EUCLIDES. Only 7 miles in diameter, but surrounded by a prominent bright nimbus, well shown on the photographs. It lies near the Riphaean Mountains.

FRA MAURO. One of a group of damaged ring-plains on the Mare Nubium. The other members of the group are Parry, Bonpland, and Guericke. The unlucky Apollo 13 astronauts were scheduled to land in this area, subsequently assigned to Apollo 14.

GASSENDI. A magnificent walled plain on the northern border of the Mare Humorum. It is 55 miles in diameter, and the floor contains a central mountain and numerous clefts. Reddish patches have been seen in and near Gassendi and are described in the text.

HIPPALUS. Another bay on the Mare Humorum, not unlike Doppelmayer. Near it are numerous prominent clefts, well seen in a small telescope, and there are also clefts on the floor. Near Hippalus is a small crater, Agatharchides A, in which I discovered two radial bands. These bands are useful test objects. I have seen them clearly with an aperture of 6 inches, but keener eyed observers should detect them with smaller instruments.

GRIMALDI. Identifiable at all times because of its floor, which is the darkest spot on the Moon. It lies close to the west limb. Patches on the floor show interesting variations in hue and should be watched. Grimaldi has low walls, and is

120 miles in diameter. Nearby is a smaller formation, Riccioli, 80 miles in diameter; it too has a very dark patch inside it.

LETRONNE. A bay of 70 miles in diameter lying on the shore of the Oceanus Procellarum not far from Gassendi. There is the wreck of a central elevation.

MAGINUS. A vast walled plain near Clavius and Tycho. It is very prominent when near the terminator, as in the photograph; but it becomes very obscure near full Moon.

MERCATOR. This and Campanus form a conspicuous pair of craters east of the Mare Humorum. Each is about 28 miles in diameter, and the only obvious difference between them is that Mercator has a darker floor.
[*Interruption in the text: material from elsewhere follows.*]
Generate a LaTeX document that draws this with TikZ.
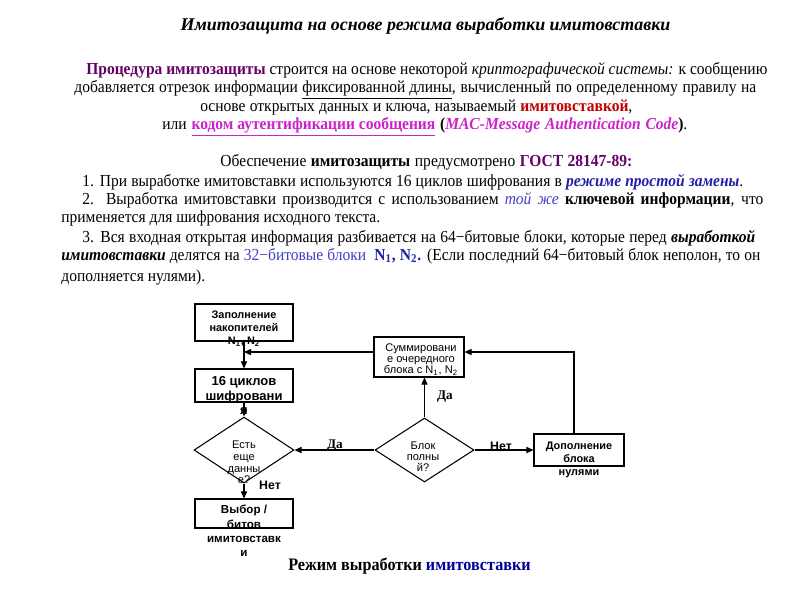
\documentclass[tikz,border=0pt]{standalone}
\usepackage{fontspec}
\setmainfont{Liberation Sans}
\newfontfamily\bodyfont[FakeStretch=0.92]{Liberation Serif}
\newfontfamily\headfont{Liberation Serif}
\usetikzlibrary{arrows.meta,shapes.geometric}
\definecolor{procpurple}{HTML}{660066}
\definecolor{macred}{HTML}{C00000}
\definecolor{macpink}{HTML}{CC22CC}
\definecolor{modeblue}{HTML}{1F1FA8}
\definecolor{softblue}{HTML}{3F3FC0}
\definecolor{capnavy}{HTML}{000099}
\newlength\pxlen \setlength\pxlen{0.02cm}
\tikzset{flow/.style={-{Triangle[length=4pt,width=3.5pt]},line width=0.6pt},
 block/.style={draw,line width=0.6pt,minimum width=1.96cm,inner sep=0},
 decision/.style={draw,diamond,line width=0.6pt,minimum width=2cm,minimum height=1.32cm,inner sep=0},
 blocktext/.style={anchor=north,align=center,inner sep=0},
 textline/.style={anchor=base west,inner sep=0,font=\bodyfont\fontsize{9.6}{11}\selectfont},
 answer/.style={inner sep=0,font=\headfont\bfseries\fontsize{7.5}{9}\selectfont},
 noanswer/.style={inner sep=0,font=\bfseries\fontsize{7}{9}\selectfont}}

\begin{document}
\begin{tikzpicture}[x=0.02cm,y=-0.02cm]
\useasboundingbox (0,0) rectangle (800,600);
% heading and explanation
\node[anchor=base,inner sep=0,font=\headfont\bfseries\itshape\fontsize{10.2}{12}\selectfont] (title) at (425.5,30) {Имитозащита на основе режима выработки имитовставки};
\node[textline] (intro1) at (86,74) {\makebox[681\pxlen][s]{\textcolor{procpurple}{\bfseries Процедура имитозащиты} строится на основе некоторой \textit{криптографической системы:} к сообщению}};
\node[textline] (intro2) at (74,92) {\makebox[682\pxlen][s]{добавляется отрезок информации \underline{фиксированной длины}, вычисленный по определенному правилу на}};
\node[textline] (intro3) at (200,111) {\makebox[432\pxlen][s]{основе открытых данных и ключа, называемый \textcolor{macred}{\bfseries имитовставкой},}};
\node[textline] (intro4) at (162,129) {\makebox[525\pxlen][s]{или \textcolor{macpink}{\bfseries\underline{кодом аутентификации сообщения}} {\bfseries(}\textcolor{macpink}{\bfseries\itshape MAC-Message Authentication Code}{\bfseries)}.}};
\node[textline] (gost) at (220,166) {\makebox[412\pxlen][s]{Обеспечение \textbf{имитозащиты} предусмотрено \textcolor{procpurple}{\bfseries ГОСТ 28147-89:}}};
\node[textline] (item1) at (82,186) {\makebox[661\pxlen][s]{1. При выработке имитовставки используются 16 циклов шифрования в \textcolor{modeblue}{\bfseries\itshape режиме простой замены}.}};
\node[textline] (item2) at (82,204) {\makebox[681\pxlen][s]{2. Выработка имитовставки производится с использованием \textcolor{softblue}{\itshape той же} \textbf{ключевой информации}, что}};
\node[textline] (item2b) at (61,222) {применяется для шифрования исходного текста.};
\node[textline] (item3) at (82,242) {\makebox[673\pxlen][s]{3. Вся входная открытая информация разбивается на 64−битовые блоки, которые перед \textbf{\itshape выработкой}}};
\node[textline] (item3b) at (61,260) {\makebox[699\pxlen][s]{\textbf{\itshape имитовставки} делятся на \textcolor{softblue}{32−битовые блоки}\ \ \textcolor{modeblue}{\bfseries N\textsubscript{1}, N\textsubscript{2}.} (Если последний 64−битовый блок неполон, то он}};
\node[textline] (item3c) at (61,281) {дополняется нулями).};
% flow chart
\node[block,minimum height=0.74cm] (fill) at (244,322.5) {};
\node[block,minimum height=0.66cm] (cycles) at (244,385.5) {};
\node[decision] (more) at (244,450) {};
\node[block,minimum height=0.58cm] (pick) at (244,513.5) {};
\node[block,minimum width=1.8cm,minimum height=0.8cm] (sum) at (419,357) {};
\node[decision,minimum width=1.98cm,minimum height=1.28cm] (full) at (424.5,450) {};
\node[block,minimum width=1.8cm,minimum height=0.64cm] (pad) at (579,450) {};
\node[blocktext,font=\bfseries\fontsize{6.2}{7.4}\selectfont] (filltxt) at (244,311) {Заполнение\\накопителей\\N\textsubscript{1}, N\textsubscript{2}};
\node[blocktext,font=\bfseries\fontsize{7.4}{8}\selectfont] (cyctxt) at (244,376.5) {16 циклов\\шифровани\\я};
\node[blocktext,font=\bfseries\fontsize{6.6}{8.1}\selectfont] (picktxt) at (244,505) {Выбор /\\битов\\имитовставк\\и};
\node[blocktext,font=\fontsize{6.3}{6.5}\selectfont] (sumtxt) at (421,343) {Суммировани\\е очередного\\блока с N\textsubscript{1}, N\textsubscript{2}};
\node[blocktext,font=\fontsize{6.3}{6.6}\selectfont] (moretxt) at (244,441) {Есть\\еще\\данны\\е?};
\node[blocktext,font=\fontsize{6.3}{6.1}\selectfont] (fulltxt) at (423,442) {Блок\\полны\\й?};
\node[blocktext,font=\bfseries\fontsize{6.2}{7.3}\selectfont] (padtxt) at (579,442) {Дополнение\\блока\\нулями};
\coordinate (join) at (244,352);
\draw[flow] (fill.south) -- (cycles.north);
\draw[flow] (sum.west |- join) -- (join);
\draw[flow] (cycles.south) -- (more.north);
\draw[flow] (more.south) -- (pick.north);
\draw[flow] (full.west) -- (more.east);
\draw[flow] (full.north) -- (full.north |- sum.south);
\draw[flow] (full.east) -- (pad.west);
\draw[flow] ([xshift=-0.1cm]pad.north) |- (sum.east |- join);
\node[answer] (yesleft) at (335,446) {Да};
\node[answer] (yesup) at (445,397) {Да};
\node[noanswer] (noright) at (501,446) {Нет};
\node[noanswer] (nodown) at (270,485) {Нет};
\node[anchor=base,inner sep=0,font=\bodyfont\bfseries\fontsize{10}{12}\selectfont] (caption) at (409.5,570) {Режим выработки \textcolor{capnavy}{имитовставки}};
\end{tikzpicture}
\end{document}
MERSENIUS. A convex-floored 45-mile crater near Gassendi, associated with an interesting system of clefts.

MORETUS. Not well-known on the photograph, but it is a splendid crater 75 miles in diameter and 15,000 feet deep. The central mountain is the highest of its types on the Moon.

PITATUS. Described by Wilkins as being like a "lagoon". It lies on the south border of the Mare Nubium and has a dark floor and a low mountain near its centre. It is 150 miles in diameter. West of it is a smaller formation, Hesiodus, and from Hesiodus a prominent cleft runs towards Mercator and Campanus.

PTOLEMAEUS. More than 90 miles across; one of the most interesting formations on the Moon. It lies near the centre of the disk. Its floor is moderately dark. It is the northern member of a chain of three craters, the other two being Alphonsus and Arzachel. South of this chain lies another, made up of the three formations Purbach, Regiomontanus, and Walter.

SCHICKARD. A formation 134 miles in diameter. It can be identified on the photograph, near the southwest limb, because parts of its floor are darkish. Obscurations have been reported inside it, and it is well worth watching.

SIRSALIS. This and its "Siamese twin", A, lie near the dark-floored Cruger, not far from Grimaldi. Unfortunately they are not identifiable on the photograph. Sirsalis is associated with one of the most prominent clefts on the Moon.

STRAIGHT WALL. The celebrated fault in the Mare Nubium, near Birt. It is shown in the photograph as a white line, but casts considerable shadow before full Moon, when the illumination is from the reverse direction, so that it then appears as a dark line. Near it are numerous craterlets, some of them visible with very modest apertures. The Wall lies inside a large and obscure ring.

THEBIT. A 37-mile crater near the Straight Wall. It is interrupted by a small crater, which is in turn interrupted by a third. The group makes a useful test object for small apertures.

TYCHO. The great ray-crater, described in the text.

VITELLO. A 30-mile crater on the border of the Mare Humorum, with an inner but not quite concentric ring.

WARGENTIN. Most unfortunately, this is not identifiable on the photograph. It lies near Schickard, and is a 55-mile plateau, much the largest formation of its type on the Moon. Little detail can be seen in small telescopes; it is nevertheless worth observing. Near Wargentin is an interesting group of craters of which Phocylides is the largest member.